Where once the reality of the man was shrouded in heedless praise, now it is wrapped in undiscerning indifference. Perhaps he would not care. Alive, he seemed to seek, above all, the status of unexamined premise, so perhaps passing into posterity that way would have pleased him: a great man, known by name to everyone, known as a troublesome, problematic reality only to an ever-dwindling, ever-aging band of specialists.

Somehow, though, one does not see him content with this role. Nor should we be. For there was always more here than met the eye at first, more here than a universal figure, the Little Fellow, who seemed to encompass in his brilliant pantomime routines the common lot of the common man. That was, for Chaplin, just the beginning, and he lived to see that if he had stopped there, his career would have had no more historical resonance than those of his major rivals, Harold Lloyd and Buster Keaton. He might have been rich but unhappy like the former, lonesomely rattling around in a great empty mansion, or poor but unhappy like the latter, sadly rattling around in nightclubs and TV commercials.

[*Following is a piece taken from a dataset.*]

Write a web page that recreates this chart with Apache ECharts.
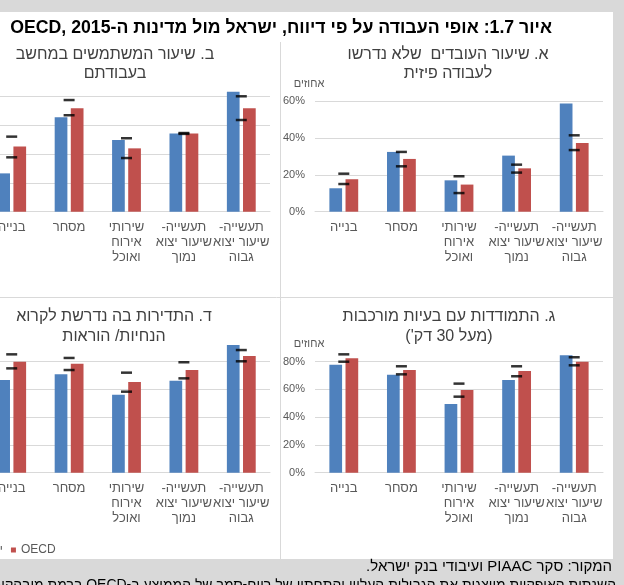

It was almost as if Chaplin could discern the possibility of such a fate and, from the beginning, worked to avoid it by involving himself and his audience in a far larger drama - a drama, as it turned out, in one of the classic twentieth-century molds, that of the artist-visionary in endless conflict with his age. It was, and is, infinitely more fascinating than any of the Little Fellows adventures - with its author engaged, right to the end, in creating for us an aesthetically satisfying climax for it. This was the urtext for all the great celebrity dramas that have followed, and as such it has a significance that far transcends any of the individual works that were finally best understood merely as incidents in this larger creation.

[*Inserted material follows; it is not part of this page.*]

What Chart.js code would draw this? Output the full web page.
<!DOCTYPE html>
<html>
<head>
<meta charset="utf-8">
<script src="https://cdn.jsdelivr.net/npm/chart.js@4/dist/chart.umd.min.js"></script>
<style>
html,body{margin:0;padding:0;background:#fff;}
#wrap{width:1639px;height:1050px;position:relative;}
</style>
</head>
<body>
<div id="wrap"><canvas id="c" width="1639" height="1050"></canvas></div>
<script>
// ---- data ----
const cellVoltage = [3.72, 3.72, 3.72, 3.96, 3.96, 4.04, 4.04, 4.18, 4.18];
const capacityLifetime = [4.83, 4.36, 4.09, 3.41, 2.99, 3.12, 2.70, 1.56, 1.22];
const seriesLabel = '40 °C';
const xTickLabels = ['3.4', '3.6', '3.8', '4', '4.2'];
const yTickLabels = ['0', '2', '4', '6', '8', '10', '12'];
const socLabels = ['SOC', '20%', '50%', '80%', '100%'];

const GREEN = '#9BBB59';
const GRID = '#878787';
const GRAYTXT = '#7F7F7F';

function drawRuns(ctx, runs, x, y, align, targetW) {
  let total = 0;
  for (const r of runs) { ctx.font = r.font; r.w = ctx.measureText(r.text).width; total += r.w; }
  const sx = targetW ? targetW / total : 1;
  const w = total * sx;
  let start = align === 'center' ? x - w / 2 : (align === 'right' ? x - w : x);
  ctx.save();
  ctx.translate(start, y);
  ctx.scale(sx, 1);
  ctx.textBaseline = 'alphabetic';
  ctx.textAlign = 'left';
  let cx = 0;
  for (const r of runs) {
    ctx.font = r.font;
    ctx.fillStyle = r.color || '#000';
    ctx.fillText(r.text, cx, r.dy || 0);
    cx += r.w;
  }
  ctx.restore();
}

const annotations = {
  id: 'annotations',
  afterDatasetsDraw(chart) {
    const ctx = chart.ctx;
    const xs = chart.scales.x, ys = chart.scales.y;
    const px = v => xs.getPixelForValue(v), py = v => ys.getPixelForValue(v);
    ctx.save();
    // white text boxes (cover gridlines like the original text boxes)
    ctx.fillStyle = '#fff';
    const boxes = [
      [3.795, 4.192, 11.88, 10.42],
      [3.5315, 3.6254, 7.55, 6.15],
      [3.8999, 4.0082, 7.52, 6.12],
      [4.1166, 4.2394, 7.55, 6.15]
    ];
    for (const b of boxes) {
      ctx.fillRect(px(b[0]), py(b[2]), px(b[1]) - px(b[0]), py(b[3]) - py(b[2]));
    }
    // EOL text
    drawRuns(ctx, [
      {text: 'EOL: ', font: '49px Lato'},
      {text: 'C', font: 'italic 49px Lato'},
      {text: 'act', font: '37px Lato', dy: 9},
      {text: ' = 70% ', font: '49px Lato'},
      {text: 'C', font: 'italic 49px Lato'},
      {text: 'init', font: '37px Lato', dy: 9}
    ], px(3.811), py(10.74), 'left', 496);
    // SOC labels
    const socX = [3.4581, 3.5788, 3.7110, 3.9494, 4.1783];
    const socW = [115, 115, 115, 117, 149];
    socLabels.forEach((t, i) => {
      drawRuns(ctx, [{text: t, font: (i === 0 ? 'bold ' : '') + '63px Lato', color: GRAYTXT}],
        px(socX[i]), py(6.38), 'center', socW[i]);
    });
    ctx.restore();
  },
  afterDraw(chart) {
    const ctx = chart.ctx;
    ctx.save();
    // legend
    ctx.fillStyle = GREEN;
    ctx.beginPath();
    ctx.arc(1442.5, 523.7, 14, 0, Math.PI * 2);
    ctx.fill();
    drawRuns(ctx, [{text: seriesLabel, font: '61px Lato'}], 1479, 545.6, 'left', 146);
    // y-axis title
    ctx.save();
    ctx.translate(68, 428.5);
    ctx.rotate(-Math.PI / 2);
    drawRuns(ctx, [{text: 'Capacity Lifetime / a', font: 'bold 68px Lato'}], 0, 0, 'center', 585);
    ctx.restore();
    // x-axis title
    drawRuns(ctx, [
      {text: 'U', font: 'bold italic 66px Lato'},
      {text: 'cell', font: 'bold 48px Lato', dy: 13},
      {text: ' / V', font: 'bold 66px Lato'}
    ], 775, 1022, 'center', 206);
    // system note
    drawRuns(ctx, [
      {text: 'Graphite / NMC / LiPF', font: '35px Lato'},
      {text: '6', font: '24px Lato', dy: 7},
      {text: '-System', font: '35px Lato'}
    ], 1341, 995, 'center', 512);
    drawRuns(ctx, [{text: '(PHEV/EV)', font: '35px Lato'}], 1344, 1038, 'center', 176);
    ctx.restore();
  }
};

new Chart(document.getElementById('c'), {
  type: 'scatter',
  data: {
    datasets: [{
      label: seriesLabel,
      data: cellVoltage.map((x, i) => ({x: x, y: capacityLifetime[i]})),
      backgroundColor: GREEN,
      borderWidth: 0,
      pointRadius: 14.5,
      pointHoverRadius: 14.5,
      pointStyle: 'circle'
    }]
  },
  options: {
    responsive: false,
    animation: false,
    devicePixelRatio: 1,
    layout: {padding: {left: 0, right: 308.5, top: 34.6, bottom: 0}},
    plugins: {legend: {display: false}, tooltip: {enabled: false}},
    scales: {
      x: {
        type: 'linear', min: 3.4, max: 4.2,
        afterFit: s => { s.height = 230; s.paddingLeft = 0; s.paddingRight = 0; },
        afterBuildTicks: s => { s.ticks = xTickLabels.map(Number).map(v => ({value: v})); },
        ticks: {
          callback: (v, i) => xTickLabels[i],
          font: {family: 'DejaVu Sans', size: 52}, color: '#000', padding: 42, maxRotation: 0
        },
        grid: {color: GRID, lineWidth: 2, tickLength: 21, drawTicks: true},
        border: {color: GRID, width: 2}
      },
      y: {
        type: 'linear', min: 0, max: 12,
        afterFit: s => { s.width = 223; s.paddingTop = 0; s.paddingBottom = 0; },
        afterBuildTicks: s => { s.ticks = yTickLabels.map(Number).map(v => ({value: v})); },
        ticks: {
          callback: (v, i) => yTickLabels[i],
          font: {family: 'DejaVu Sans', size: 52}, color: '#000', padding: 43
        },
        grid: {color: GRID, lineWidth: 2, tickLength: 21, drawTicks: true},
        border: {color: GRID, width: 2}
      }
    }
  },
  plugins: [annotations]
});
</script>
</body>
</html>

The drama was divided, as all epic works used to be, into five crowded acts, which might be subtitled Self-discovery, Success, Struggle, Tragedy, and - when the audience at the 1972 Academy Awards ceremony rose in cheering, tearing ovation to welcome him back to the industry and the community he as much as any single individual created, and everybody forgave everybody - the last act, Triumph. If there was high novelty in this scenario, it consisted largely of his reversing the usual order of Acts Two and Three, placing Struggle after Success. But in that, too, he was prescient, for as time has worn on, that is the way things have tended to be ordered in other great celebrity tales.

Like his greatest routines, the Chaplin drama has a simplicity, an inevitability (and a self-consciousness) that are awesome. Of course, fate helped him out a little bit, especially with his opening scenes, for he was born into poverty, the son of a drunken father and a mother who went mad. A Dickensian childhood ensued, but one which turned out to have its uses as the source of his art, which he began to perfect at an early age, becoming, at age twenty-one, the leading man in one of the Fred Karno comedy troupes, where he learned the classic English music hall style. As everyone knows, it was at that age that Chaplin came to the United States with a Karno company. It was while working with it that he was discovered by Mack Sennett, for whom he began working in 1914.